▶ **Written task**
Output the full material exactly as it appears here.
##### Given information #####
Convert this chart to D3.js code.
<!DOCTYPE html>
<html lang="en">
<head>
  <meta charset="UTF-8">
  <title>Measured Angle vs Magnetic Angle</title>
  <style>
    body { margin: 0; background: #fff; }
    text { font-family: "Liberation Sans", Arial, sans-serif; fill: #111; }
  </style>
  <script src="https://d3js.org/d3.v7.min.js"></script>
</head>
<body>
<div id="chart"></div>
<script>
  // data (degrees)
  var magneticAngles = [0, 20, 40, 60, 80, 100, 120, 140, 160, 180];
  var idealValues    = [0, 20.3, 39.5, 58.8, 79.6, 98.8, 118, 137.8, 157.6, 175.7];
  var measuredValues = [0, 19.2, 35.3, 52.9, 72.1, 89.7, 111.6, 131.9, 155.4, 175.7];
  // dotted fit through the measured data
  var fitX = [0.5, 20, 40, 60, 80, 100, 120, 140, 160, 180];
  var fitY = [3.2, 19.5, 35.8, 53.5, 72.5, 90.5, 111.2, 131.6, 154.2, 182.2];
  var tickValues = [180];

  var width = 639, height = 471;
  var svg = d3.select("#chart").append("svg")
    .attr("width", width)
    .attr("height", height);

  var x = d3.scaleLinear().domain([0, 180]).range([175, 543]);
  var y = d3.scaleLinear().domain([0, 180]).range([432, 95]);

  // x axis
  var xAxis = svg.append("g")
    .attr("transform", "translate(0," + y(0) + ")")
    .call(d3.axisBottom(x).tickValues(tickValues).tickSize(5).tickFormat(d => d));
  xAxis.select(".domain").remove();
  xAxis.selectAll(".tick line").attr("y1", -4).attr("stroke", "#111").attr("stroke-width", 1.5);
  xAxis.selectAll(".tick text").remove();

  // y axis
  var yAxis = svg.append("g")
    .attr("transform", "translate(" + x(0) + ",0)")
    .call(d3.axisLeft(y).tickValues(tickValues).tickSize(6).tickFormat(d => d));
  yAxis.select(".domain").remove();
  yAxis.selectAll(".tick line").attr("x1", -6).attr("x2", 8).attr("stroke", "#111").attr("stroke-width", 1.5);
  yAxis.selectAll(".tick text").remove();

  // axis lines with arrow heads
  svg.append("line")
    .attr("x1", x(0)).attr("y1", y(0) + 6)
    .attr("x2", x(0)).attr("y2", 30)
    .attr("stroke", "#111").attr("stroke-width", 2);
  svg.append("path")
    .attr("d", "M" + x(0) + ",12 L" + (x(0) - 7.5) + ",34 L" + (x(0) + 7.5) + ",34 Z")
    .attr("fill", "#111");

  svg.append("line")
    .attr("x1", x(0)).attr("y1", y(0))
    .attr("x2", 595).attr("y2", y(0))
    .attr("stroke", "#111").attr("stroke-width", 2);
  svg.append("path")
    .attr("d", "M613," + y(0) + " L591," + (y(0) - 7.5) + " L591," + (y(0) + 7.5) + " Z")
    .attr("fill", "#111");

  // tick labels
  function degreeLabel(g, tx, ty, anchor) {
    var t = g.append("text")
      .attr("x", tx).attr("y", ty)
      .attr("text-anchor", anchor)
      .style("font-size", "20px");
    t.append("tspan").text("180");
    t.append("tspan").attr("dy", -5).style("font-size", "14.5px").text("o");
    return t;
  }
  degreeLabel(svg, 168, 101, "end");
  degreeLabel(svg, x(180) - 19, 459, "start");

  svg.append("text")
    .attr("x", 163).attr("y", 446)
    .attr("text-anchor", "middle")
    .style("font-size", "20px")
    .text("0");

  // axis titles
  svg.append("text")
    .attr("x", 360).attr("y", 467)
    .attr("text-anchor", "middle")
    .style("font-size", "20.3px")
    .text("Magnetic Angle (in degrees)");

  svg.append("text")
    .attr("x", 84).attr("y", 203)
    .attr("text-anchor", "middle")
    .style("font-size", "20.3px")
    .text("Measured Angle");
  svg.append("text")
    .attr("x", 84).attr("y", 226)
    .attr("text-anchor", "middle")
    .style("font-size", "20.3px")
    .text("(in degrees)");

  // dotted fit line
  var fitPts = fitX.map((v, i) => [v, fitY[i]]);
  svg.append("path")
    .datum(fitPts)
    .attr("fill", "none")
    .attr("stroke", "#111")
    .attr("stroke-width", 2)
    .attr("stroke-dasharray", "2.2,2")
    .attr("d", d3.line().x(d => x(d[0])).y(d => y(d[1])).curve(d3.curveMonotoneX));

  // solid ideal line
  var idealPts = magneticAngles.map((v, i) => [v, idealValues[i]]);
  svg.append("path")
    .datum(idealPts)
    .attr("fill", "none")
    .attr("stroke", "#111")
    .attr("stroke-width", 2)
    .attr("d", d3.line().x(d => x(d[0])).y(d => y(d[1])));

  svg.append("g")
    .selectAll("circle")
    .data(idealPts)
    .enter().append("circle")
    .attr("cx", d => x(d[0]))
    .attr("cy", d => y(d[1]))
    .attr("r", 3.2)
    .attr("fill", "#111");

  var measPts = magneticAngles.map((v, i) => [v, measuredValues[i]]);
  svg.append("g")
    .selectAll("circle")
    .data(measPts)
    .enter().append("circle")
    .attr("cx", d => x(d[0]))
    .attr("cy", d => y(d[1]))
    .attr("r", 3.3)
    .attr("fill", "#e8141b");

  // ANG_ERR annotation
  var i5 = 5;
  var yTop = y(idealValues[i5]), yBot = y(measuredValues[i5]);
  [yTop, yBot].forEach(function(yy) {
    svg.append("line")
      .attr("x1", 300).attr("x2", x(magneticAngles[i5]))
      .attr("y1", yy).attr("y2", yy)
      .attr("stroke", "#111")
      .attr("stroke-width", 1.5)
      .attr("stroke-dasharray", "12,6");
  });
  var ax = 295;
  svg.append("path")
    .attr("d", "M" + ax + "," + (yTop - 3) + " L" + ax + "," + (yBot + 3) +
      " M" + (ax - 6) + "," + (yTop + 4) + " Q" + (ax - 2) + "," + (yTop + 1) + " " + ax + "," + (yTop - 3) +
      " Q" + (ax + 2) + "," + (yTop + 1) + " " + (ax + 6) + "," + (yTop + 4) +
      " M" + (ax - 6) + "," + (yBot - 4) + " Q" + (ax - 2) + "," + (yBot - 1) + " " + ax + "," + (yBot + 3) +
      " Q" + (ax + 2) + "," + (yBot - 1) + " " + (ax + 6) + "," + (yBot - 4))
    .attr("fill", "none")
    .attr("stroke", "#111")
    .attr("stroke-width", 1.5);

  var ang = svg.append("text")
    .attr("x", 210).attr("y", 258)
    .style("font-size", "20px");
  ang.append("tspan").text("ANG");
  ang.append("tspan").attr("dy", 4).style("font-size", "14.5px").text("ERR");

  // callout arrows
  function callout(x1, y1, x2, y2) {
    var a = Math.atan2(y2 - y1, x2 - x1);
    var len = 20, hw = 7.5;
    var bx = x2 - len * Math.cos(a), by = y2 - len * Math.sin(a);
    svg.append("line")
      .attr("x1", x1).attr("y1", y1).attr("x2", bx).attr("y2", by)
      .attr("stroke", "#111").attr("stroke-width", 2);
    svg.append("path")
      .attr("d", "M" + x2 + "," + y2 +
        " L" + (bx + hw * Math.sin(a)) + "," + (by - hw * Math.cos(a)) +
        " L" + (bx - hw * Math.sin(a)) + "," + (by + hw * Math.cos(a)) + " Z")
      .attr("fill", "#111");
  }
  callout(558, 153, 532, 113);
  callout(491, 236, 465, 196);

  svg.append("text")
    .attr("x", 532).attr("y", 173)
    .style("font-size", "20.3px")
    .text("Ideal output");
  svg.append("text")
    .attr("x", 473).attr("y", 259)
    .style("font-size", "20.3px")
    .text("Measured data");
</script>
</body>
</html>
#####
▶ **Task result**
Convert this chart to D3.js code.
<!DOCTYPE html>
<html lang="en">
<head>
  <meta charset="UTF-8">
  <title>Measured Angle vs Magnetic Angle</title>
  <style>
    body { margin: 0; background: #fff; }
    text { font-family: "Liberation Sans", Arial, sans-serif; fill: #111; }
  </style>
  <script src="https://d3js.org/d3.v7.min.js"></script>
</head>
<body>
<div id="chart"></div>
<script>
  // data (degrees)
  var magneticAngles = [0, 20, 40, 60, 80, 100, 120, 140, 160, 180];
  var idealValues    = [0, 20.3, 39.5, 58.8, 79.6, 98.8, 118, 137.8, 157.6, 175.7];
  var measuredValues = [0, 19.2, 35.3, 52.9, 72.1, 89.7, 111.6, 131.9, 155.4, 175.7];
  // dotted fit through the measured data
  var fitX = [0.5, 20, 40, 60, 80, 100, 120, 140, 160, 180];
  var fitY = [3.2, 19.5, 35.8, 53.5, 72.5, 90.5, 111.2, 131.6, 154.2, 182.2];
  var tickValues = [180];

  var width = 639, height = 471;
  var svg = d3.select("#chart").append("svg")
    .attr("width", width)
    .attr("height", height);

  var x = d3.scaleLinear().domain([0, 180]).range([175, 543]);
  var y = d3.scaleLinear().domain([0, 180]).range([432, 95]);

  // x axis
  var xAxis = svg.append("g")
    .attr("transform", "translate(0," + y(0) + ")")
    .call(d3.axisBottom(x).tickValues(tickValues).tickSize(5).tickFormat(d => d));
  xAxis.select(".domain").remove();
  xAxis.selectAll(".tick line").attr("y1", -4).attr("stroke", "#111").attr("stroke-width", 1.5);
  xAxis.selectAll(".tick text").remove();

  // y axis
  var yAxis = svg.append("g")
    .attr("transform", "translate(" + x(0) + ",0)")
    .call(d3.axisLeft(y).tickValues(tickValues).tickSize(6).tickFormat(d => d));
  yAxis.select(".domain").remove();
  yAxis.selectAll(".tick line").attr("x1", -6).attr("x2", 8).attr("stroke", "#111").attr("stroke-width", 1.5);
  yAxis.selectAll(".tick text").remove();

  // axis lines with arrow heads
  svg.append("line")
    .attr("x1", x(0)).attr("y1", y(0) + 6)
    .attr("x2", x(0)).attr("y2", 30)
    .attr("stroke", "#111").attr("stroke-width", 2);
  svg.append("path")
    .attr("d", "M" + x(0) + ",12 L" + (x(0) - 7.5) + ",34 L" + (x(0) + 7.5) + ",34 Z")
    .attr("fill", "#111");

  svg.append("line")
    .attr("x1", x(0)).attr("y1", y(0))
    .attr("x2", 595).attr("y2", y(0))
    .attr("stroke", "#111").attr("stroke-width", 2);
  svg.append("path")
    .attr("d", "M613," + y(0) + " L591," + (y(0) - 7.5) + " L591," + (y(0) + 7.5) + " Z")
    .attr("fill", "#111");

  // tick labels
  function degreeLabel(g, tx, ty, anchor) {
    var t = g.append("text")
      .attr("x", tx).attr("y", ty)
      .attr("text-anchor", anchor)
      .style("font-size", "20px");
    t.append("tspan").text("180");
    t.append("tspan").attr("dy", -5).style("font-size", "14.5px").text("o");
    return t;
  }
  degreeLabel(svg, 168, 101, "end");
  degreeLabel(svg, x(180) - 19, 459, "start");

  svg.append("text")
    .attr("x", 163).attr("y", 446)
    .attr("text-anchor", "middle")
    .style("font-size", "20px")
    .text("0");

  // axis titles
  svg.append("text")
    .attr("x", 360).attr("y", 467)
    .attr("text-anchor", "middle")
    .style("font-size", "20.3px")
    .text("Magnetic Angle (in degrees)");

  svg.append("text")
    .attr("x", 84).attr("y", 203)
    .attr("text-anchor", "middle")
    .style("font-size", "20.3px")
    .text("Measured Angle");
  svg.append("text")
    .attr("x", 84).attr("y", 226)
    .attr("text-anchor", "middle")
    .style("font-size", "20.3px")
    .text("(in degrees)");

  // dotted fit line
  var fitPts = fitX.map((v, i) => [v, fitY[i]]);
  svg.append("path")
    .datum(fitPts)
    .attr("fill", "none")
    .attr("stroke", "#111")
    .attr("stroke-width", 2)
    .attr("stroke-dasharray", "2.2,2")
    .attr("d", d3.line().x(d => x(d[0])).y(d => y(d[1])).curve(d3.curveMonotoneX));

  // solid ideal line
  var idealPts = magneticAngles.map((v, i) => [v, idealValues[i]]);
  svg.append("path")
    .datum(idealPts)
    .attr("fill", "none")
    .attr("stroke", "#111")
    .attr("stroke-width", 2)
    .attr("d", d3.line().x(d => x(d[0])).y(d => y(d[1])));

  svg.append("g")
    .selectAll("circle")
    .data(idealPts)
    .enter().append("circle")
    .attr("cx", d => x(d[0]))
    .attr("cy", d => y(d[1]))
    .attr("r", 3.2)
    .attr("fill", "#111");

  var measPts = magneticAngles.map((v, i) => [v, measuredValues[i]]);
  svg.append("g")
    .selectAll("circle")
    .data(measPts)
    .enter().append("circle")
    .attr("cx", d => x(d[0]))
    .attr("cy", d => y(d[1]))
    .attr("r", 3.3)
    .attr("fill", "#e8141b");

  // ANG_ERR annotation
  var i5 = 5;
  var yTop = y(idealValues[i5]), yBot = y(measuredValues[i5]);
  [yTop, yBot].forEach(function(yy) {
    svg.append("line")
      .attr("x1", 300).attr("x2", x(magneticAngles[i5]))
      .attr("y1", yy).attr("y2", yy)
      .attr("stroke", "#111")
      .attr("stroke-width", 1.5)
      .attr("stroke-dasharray", "12,6");
  });
  var ax = 295;
  svg.append("path")
    .attr("d", "M" + ax + "," + (yTop - 3) + " L" + ax + "," + (yBot + 3) +
      " M" + (ax - 6) + "," + (yTop + 4) + " Q" + (ax - 2) + "," + (yTop + 1) + " " + ax + "," + (yTop - 3) +
      " Q" + (ax + 2) + "," + (yTop + 1) + " " + (ax + 6) + "," + (yTop + 4) +
      " M" + (ax - 6) + "," + (yBot - 4) + " Q" + (ax - 2) + "," + (yBot - 1) + " " + ax + "," + (yBot + 3) +
      " Q" + (ax + 2) + "," + (yBot - 1) + " " + (ax + 6) + "," + (yBot - 4))
    .attr("fill", "none")
    .attr("stroke", "#111")
    .attr("stroke-width", 1.5);

  var ang = svg.append("text")
    .attr("x", 210).attr("y", 258)
    .style("font-size", "20px");
  ang.append("tspan").text("ANG");
  ang.append("tspan").attr("dy", 4).style("font-size", "14.5px").text("ERR");

  // callout arrows
  function callout(x1, y1, x2, y2) {
    var a = Math.atan2(y2 - y1, x2 - x1);
    var len = 20, hw = 7.5;
    var bx = x2 - len * Math.cos(a), by = y2 - len * Math.sin(a);
    svg.append("line")
      .attr("x1", x1).attr("y1", y1).attr("x2", bx).attr("y2", by)
      .attr("stroke", "#111").attr("stroke-width", 2);
    svg.append("path")
      .attr("d", "M" + x2 + "," + y2 +
        " L" + (bx + hw * Math.sin(a)) + "," + (by - hw * Math.cos(a)) +
        " L" + (bx - hw * Math.sin(a)) + "," + (by + hw * Math.cos(a)) + " Z")
      .attr("fill", "#111");
  }
  callout(558, 153, 532, 113);
  callout(491, 236, 465, 196);

  svg.append("text")
    .attr("x", 532).attr("y", 173)
    .style("font-size", "20.3px")
    .text("Ideal output");
  svg.append("text")
    .attr("x", 473).attr("y", 259)
    .style("font-size", "20.3px")
    .text("Measured data");
</script>
</body>
</html>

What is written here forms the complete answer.